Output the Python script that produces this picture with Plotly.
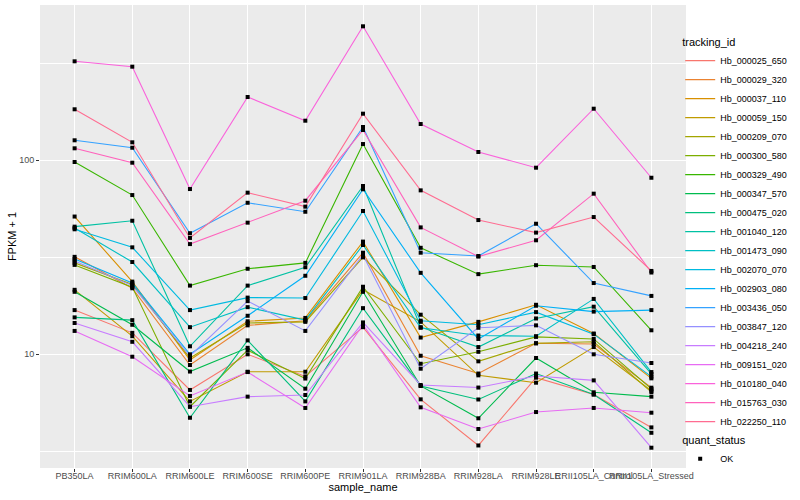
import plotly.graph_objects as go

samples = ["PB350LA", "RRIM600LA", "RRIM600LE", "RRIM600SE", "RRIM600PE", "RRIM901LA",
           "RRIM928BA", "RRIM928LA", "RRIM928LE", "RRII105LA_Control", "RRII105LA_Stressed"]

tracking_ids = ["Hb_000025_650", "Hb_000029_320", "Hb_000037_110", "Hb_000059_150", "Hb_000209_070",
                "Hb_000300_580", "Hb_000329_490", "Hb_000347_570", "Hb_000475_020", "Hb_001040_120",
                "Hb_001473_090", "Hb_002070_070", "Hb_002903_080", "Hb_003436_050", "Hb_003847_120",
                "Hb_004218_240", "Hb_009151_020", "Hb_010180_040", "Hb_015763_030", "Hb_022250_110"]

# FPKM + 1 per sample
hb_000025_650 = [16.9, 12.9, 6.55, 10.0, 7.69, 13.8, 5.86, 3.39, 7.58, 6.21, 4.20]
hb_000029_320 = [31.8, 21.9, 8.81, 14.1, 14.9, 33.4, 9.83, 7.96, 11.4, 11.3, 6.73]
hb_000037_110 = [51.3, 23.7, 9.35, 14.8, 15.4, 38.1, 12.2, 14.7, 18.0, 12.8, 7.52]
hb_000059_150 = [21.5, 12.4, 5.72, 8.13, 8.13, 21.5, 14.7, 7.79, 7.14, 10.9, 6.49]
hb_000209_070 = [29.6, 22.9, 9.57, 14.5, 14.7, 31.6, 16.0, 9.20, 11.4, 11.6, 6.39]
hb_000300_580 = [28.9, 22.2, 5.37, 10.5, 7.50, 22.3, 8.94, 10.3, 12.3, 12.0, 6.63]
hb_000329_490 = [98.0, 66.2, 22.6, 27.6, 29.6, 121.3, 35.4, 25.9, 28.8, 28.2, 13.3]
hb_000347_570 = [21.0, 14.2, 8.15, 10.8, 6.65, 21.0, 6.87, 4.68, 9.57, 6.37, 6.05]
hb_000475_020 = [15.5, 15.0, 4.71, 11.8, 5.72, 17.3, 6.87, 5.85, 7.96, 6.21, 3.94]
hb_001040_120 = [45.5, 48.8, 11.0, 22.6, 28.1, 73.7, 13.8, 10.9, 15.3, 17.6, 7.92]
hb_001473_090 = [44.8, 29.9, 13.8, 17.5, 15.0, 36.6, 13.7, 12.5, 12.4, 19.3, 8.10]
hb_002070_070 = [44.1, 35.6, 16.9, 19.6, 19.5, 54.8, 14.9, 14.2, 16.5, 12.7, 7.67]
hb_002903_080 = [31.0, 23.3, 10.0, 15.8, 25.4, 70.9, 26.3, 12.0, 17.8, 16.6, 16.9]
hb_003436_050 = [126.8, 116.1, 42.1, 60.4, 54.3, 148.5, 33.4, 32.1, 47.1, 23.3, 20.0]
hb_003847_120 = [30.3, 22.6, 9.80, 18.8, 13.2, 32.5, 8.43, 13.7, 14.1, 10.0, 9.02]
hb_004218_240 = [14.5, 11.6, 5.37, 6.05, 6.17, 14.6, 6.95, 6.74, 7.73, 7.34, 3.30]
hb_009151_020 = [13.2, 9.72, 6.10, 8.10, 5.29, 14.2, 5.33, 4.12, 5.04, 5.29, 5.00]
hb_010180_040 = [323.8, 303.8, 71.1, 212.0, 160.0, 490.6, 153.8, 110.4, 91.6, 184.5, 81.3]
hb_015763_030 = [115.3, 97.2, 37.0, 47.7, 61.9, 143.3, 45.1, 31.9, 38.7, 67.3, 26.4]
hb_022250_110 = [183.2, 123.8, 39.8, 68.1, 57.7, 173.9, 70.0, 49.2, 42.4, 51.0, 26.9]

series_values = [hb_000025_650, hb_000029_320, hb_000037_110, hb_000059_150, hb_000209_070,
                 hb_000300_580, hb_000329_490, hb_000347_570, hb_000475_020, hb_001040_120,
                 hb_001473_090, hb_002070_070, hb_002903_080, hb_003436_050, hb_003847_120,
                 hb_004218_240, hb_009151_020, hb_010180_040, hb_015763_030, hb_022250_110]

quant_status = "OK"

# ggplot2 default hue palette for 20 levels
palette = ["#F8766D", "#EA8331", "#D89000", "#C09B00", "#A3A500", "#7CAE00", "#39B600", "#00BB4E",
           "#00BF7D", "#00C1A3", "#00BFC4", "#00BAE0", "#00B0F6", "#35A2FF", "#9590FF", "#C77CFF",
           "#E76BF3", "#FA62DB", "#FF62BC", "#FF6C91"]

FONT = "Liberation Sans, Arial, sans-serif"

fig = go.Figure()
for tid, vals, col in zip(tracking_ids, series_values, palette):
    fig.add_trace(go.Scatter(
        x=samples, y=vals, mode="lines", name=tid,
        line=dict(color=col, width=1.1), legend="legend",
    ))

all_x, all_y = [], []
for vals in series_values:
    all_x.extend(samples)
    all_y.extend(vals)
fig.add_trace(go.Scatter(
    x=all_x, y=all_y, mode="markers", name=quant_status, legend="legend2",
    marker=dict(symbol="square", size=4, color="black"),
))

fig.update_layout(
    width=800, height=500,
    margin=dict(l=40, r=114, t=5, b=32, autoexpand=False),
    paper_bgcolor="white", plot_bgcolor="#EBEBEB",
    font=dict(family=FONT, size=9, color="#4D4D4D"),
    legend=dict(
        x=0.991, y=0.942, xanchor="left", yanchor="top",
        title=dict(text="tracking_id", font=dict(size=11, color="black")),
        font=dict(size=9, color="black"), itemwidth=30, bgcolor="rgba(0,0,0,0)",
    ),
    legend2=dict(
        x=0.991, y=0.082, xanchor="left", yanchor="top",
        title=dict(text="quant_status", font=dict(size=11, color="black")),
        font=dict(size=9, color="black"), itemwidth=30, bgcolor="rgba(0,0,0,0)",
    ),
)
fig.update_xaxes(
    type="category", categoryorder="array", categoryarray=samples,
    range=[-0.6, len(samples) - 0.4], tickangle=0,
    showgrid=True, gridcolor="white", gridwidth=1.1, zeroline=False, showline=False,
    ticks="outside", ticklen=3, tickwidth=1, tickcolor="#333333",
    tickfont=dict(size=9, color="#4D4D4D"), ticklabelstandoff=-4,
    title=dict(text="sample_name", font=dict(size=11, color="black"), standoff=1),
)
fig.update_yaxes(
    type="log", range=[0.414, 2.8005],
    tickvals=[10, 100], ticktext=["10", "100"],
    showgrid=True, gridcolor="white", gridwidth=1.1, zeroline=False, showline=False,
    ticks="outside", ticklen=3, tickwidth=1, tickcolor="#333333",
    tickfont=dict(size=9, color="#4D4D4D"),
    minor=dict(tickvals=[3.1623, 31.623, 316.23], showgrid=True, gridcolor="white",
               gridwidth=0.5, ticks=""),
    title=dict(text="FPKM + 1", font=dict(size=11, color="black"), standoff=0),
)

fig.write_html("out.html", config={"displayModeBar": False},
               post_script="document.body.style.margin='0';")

────────────────────────────────────────

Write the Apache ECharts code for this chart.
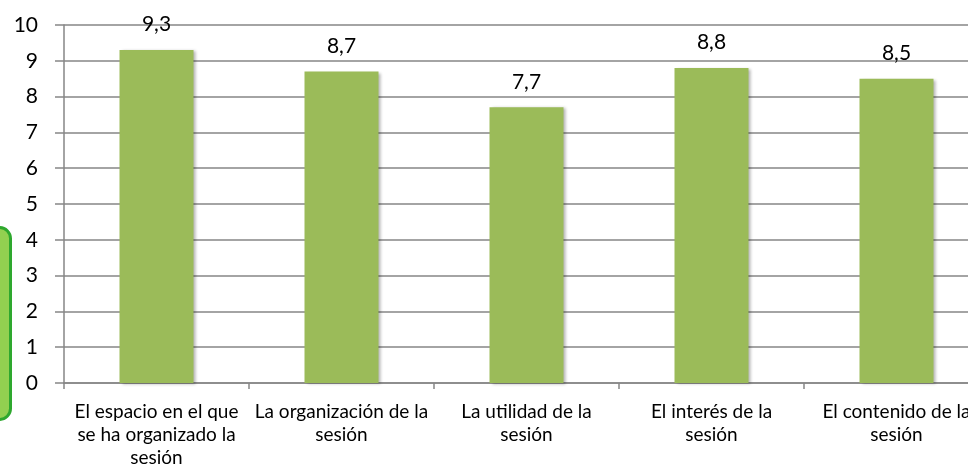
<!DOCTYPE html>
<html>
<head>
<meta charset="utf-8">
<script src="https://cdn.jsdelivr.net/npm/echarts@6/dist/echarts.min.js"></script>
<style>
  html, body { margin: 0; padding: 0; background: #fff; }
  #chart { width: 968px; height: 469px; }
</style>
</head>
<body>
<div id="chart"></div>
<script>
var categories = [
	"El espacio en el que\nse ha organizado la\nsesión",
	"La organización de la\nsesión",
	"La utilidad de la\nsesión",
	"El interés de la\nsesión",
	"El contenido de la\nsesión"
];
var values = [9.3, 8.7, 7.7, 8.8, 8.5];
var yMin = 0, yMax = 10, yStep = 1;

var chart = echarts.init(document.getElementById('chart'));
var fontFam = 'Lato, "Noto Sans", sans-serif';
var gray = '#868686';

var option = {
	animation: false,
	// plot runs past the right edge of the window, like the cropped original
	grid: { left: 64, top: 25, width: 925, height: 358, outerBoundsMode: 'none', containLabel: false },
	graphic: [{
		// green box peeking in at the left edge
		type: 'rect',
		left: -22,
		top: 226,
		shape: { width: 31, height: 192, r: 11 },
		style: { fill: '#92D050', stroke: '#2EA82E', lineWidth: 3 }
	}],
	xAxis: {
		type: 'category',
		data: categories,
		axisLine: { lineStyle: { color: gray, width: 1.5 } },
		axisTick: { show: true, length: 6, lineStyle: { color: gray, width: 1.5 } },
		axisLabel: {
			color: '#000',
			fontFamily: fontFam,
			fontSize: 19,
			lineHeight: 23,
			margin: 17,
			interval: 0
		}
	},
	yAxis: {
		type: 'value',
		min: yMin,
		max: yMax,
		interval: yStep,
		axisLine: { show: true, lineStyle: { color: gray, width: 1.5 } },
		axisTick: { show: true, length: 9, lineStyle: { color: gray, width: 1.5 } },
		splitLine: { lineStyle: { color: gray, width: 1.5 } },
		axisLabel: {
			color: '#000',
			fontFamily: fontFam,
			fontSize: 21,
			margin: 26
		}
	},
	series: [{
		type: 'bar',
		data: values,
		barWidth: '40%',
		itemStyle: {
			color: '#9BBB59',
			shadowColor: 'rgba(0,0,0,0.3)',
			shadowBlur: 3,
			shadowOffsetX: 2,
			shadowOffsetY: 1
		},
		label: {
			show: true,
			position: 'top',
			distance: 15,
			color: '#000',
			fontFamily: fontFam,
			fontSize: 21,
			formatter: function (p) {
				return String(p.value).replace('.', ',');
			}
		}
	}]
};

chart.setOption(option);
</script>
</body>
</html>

────────────────────────────────────────

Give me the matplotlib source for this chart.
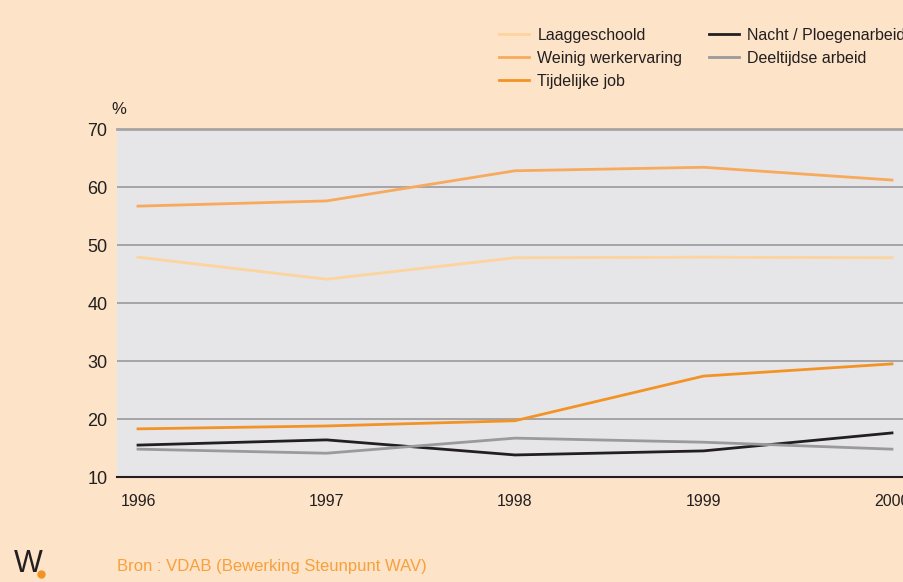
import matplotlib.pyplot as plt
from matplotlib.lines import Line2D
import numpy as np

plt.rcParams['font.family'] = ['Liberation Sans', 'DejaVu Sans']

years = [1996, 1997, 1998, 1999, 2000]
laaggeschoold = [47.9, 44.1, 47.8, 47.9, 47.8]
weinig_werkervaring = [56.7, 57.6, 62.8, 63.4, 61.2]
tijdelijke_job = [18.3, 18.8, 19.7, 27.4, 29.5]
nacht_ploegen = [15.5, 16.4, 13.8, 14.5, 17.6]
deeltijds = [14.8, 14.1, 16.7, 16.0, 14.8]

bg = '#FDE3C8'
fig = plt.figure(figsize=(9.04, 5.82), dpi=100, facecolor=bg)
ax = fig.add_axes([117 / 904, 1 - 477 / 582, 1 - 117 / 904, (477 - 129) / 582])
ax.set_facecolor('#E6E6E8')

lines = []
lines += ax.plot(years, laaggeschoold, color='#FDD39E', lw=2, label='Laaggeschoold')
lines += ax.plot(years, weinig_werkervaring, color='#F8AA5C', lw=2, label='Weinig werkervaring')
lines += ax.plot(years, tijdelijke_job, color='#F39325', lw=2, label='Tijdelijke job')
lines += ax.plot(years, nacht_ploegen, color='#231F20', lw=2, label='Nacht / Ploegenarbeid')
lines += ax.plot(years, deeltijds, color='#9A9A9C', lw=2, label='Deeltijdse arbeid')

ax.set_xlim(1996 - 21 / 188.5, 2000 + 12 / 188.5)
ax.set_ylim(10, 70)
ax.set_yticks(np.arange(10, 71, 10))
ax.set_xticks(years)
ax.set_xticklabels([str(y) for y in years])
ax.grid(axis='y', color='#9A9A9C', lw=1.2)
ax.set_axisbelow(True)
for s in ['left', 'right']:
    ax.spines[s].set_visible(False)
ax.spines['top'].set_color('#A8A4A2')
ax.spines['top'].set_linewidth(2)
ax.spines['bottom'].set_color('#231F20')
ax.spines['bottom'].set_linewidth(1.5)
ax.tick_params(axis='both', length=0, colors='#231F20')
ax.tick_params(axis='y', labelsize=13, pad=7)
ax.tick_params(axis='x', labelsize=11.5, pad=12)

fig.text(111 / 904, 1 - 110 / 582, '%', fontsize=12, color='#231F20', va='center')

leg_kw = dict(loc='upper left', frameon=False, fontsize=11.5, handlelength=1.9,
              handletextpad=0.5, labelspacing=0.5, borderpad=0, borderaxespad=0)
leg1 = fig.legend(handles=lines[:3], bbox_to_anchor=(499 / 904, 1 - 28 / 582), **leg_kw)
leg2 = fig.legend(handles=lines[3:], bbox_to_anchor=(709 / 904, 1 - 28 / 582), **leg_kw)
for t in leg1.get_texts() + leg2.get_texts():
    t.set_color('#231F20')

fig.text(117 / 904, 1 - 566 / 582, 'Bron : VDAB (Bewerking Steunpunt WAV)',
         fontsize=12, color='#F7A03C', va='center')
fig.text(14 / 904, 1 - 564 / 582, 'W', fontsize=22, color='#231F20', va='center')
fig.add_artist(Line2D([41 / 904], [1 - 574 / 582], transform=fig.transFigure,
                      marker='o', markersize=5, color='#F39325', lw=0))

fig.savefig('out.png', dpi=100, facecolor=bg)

────────────────────────────────────────

### Required task
Everything above from the line with "Give me the matplotlib source for this chart." through the line with "plt.rcParams['font.family'] = ['Liberation" should be retyped exactly, and nothing else; omit pictures.

### Task output
Give me the matplotlib source for this chart.
import matplotlib.pyplot as plt
from matplotlib.lines import Line2D
import numpy as np

plt.rcParams['font.family'] = ['Liberation Sans', 'DejaVu Sans']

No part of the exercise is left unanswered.